REQUIRED WORK.
Quote each line of the material verbatim, without the pictures.
-------
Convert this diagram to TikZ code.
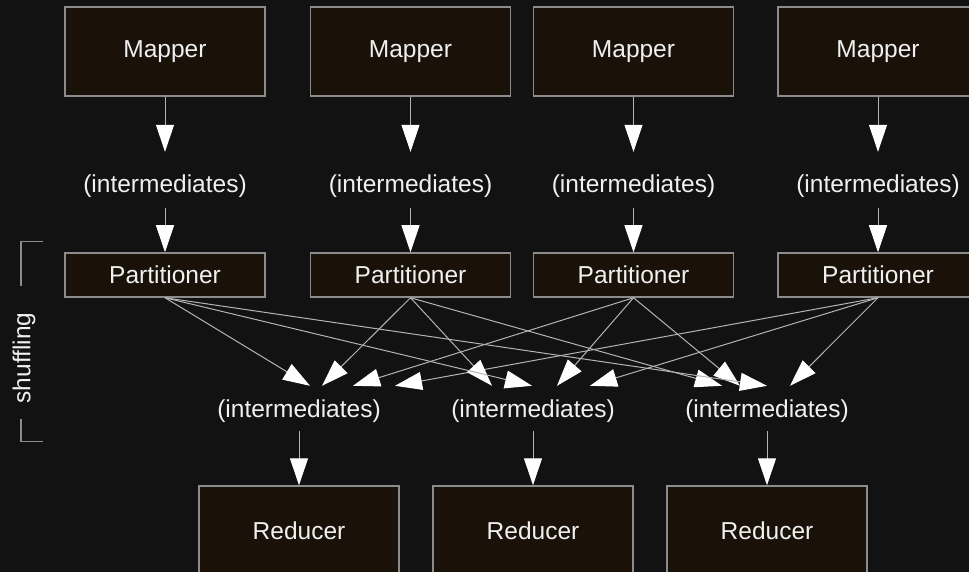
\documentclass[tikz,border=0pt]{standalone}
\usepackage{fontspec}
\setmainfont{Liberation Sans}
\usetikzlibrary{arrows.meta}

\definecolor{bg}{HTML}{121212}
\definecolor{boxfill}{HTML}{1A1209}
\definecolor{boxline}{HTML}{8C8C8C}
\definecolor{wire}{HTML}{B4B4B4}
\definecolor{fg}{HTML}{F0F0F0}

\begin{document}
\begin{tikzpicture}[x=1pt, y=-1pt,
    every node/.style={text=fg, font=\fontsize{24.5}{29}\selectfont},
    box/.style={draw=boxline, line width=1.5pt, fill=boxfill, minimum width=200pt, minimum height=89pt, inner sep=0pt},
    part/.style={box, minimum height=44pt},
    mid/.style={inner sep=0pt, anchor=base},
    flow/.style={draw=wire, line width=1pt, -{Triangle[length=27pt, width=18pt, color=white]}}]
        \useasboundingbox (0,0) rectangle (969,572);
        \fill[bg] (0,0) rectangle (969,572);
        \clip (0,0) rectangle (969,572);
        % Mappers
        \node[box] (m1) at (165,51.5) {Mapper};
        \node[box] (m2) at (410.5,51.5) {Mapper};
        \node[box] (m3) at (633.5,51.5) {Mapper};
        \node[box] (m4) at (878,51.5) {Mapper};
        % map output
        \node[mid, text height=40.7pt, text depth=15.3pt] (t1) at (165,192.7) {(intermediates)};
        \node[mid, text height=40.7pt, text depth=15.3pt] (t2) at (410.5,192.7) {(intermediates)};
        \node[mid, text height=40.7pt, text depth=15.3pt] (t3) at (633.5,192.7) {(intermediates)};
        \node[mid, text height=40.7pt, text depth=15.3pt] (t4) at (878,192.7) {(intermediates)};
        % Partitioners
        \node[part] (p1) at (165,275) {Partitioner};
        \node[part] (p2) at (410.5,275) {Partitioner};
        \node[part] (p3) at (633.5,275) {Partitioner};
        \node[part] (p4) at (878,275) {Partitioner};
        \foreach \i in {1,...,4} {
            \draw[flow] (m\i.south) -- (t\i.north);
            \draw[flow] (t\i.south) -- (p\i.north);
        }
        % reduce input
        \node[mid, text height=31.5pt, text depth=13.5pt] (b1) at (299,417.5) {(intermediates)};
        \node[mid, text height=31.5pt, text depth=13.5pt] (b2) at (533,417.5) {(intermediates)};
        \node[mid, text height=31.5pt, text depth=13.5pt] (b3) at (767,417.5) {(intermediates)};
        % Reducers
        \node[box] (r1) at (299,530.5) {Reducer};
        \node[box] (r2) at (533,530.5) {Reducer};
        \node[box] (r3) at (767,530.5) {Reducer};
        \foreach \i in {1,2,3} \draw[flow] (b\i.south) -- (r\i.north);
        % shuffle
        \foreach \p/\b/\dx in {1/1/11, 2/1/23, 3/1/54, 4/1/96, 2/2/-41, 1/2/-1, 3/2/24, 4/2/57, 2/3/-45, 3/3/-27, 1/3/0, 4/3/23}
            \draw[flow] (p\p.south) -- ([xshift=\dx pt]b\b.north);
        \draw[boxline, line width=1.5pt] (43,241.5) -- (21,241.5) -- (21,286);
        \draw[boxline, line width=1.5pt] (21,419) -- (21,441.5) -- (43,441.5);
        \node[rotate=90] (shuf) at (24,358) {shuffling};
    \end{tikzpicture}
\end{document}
-------
TASK ANSWER.
Convert this diagram to TikZ code.
\documentclass[tikz,border=0pt]{standalone}
\usepackage{fontspec}
\setmainfont{Liberation Sans}
\usetikzlibrary{arrows.meta}

\definecolor{bg}{HTML}{121212}
\definecolor{boxfill}{HTML}{1A1209}
\definecolor{boxline}{HTML}{8C8C8C}
\definecolor{wire}{HTML}{B4B4B4}
\definecolor{fg}{HTML}{F0F0F0}

\begin{document}
\begin{tikzpicture}[x=1pt, y=-1pt,
    every node/.style={text=fg, font=\fontsize{24.5}{29}\selectfont},
    box/.style={draw=boxline, line width=1.5pt, fill=boxfill, minimum width=200pt, minimum height=89pt, inner sep=0pt},
    part/.style={box, minimum height=44pt},
    mid/.style={inner sep=0pt, anchor=base},
    flow/.style={draw=wire, line width=1pt, -{Triangle[length=27pt, width=18pt, color=white]}}]
        \useasboundingbox (0,0) rectangle (969,572);
        \fill[bg] (0,0) rectangle (969,572);
        \clip (0,0) rectangle (969,572);
        % Mappers
        \node[box] (m1) at (165,51.5) {Mapper};
        \node[box] (m2) at (410.5,51.5) {Mapper};
        \node[box] (m3) at (633.5,51.5) {Mapper};
        \node[box] (m4) at (878,51.5) {Mapper};
        % map output
        \node[mid, text height=40.7pt, text depth=15.3pt] (t1) at (165,192.7) {(intermediates)};
        \node[mid, text height=40.7pt, text depth=15.3pt] (t2) at (410.5,192.7) {(intermediates)};
        \node[mid, text height=40.7pt, text depth=15.3pt] (t3) at (633.5,192.7) {(intermediates)};
        \node[mid, text height=40.7pt, text depth=15.3pt] (t4) at (878,192.7) {(intermediates)};
        % Partitioners
        \node[part] (p1) at (165,275) {Partitioner};
        \node[part] (p2) at (410.5,275) {Partitioner};
        \node[part] (p3) at (633.5,275) {Partitioner};
        \node[part] (p4) at (878,275) {Partitioner};
        \foreach \i in {1,...,4} {
            \draw[flow] (m\i.south) -- (t\i.north);
            \draw[flow] (t\i.south) -- (p\i.north);
        }
        % reduce input
        \node[mid, text height=31.5pt, text depth=13.5pt] (b1) at (299,417.5) {(intermediates)};
        \node[mid, text height=31.5pt, text depth=13.5pt] (b2) at (533,417.5) {(intermediates)};
        \node[mid, text height=31.5pt, text depth=13.5pt] (b3) at (767,417.5) {(intermediates)};
        % Reducers
        \node[box] (r1) at (299,530.5) {Reducer};
        \node[box] (r2) at (533,530.5) {Reducer};
        \node[box] (r3) at (767,530.5) {Reducer};
        \foreach \i in {1,2,3} \draw[flow] (b\i.south) -- (r\i.north);
        % shuffle
        \foreach \p/\b/\dx in {1/1/11, 2/1/23, 3/1/54, 4/1/96, 2/2/-41, 1/2/-1, 3/2/24, 4/2/57, 2/3/-45, 3/3/-27, 1/3/0, 4/3/23}
            \draw[flow] (p\p.south) -- ([xshift=\dx pt]b\b.north);
        \draw[boxline, line width=1.5pt] (43,241.5) -- (21,241.5) -- (21,286);
        \draw[boxline, line width=1.5pt] (21,419) -- (21,441.5) -- (43,441.5);
        \node[rotate=90] (shuf) at (24,358) {shuffling};
    \end{tikzpicture}
\end{document}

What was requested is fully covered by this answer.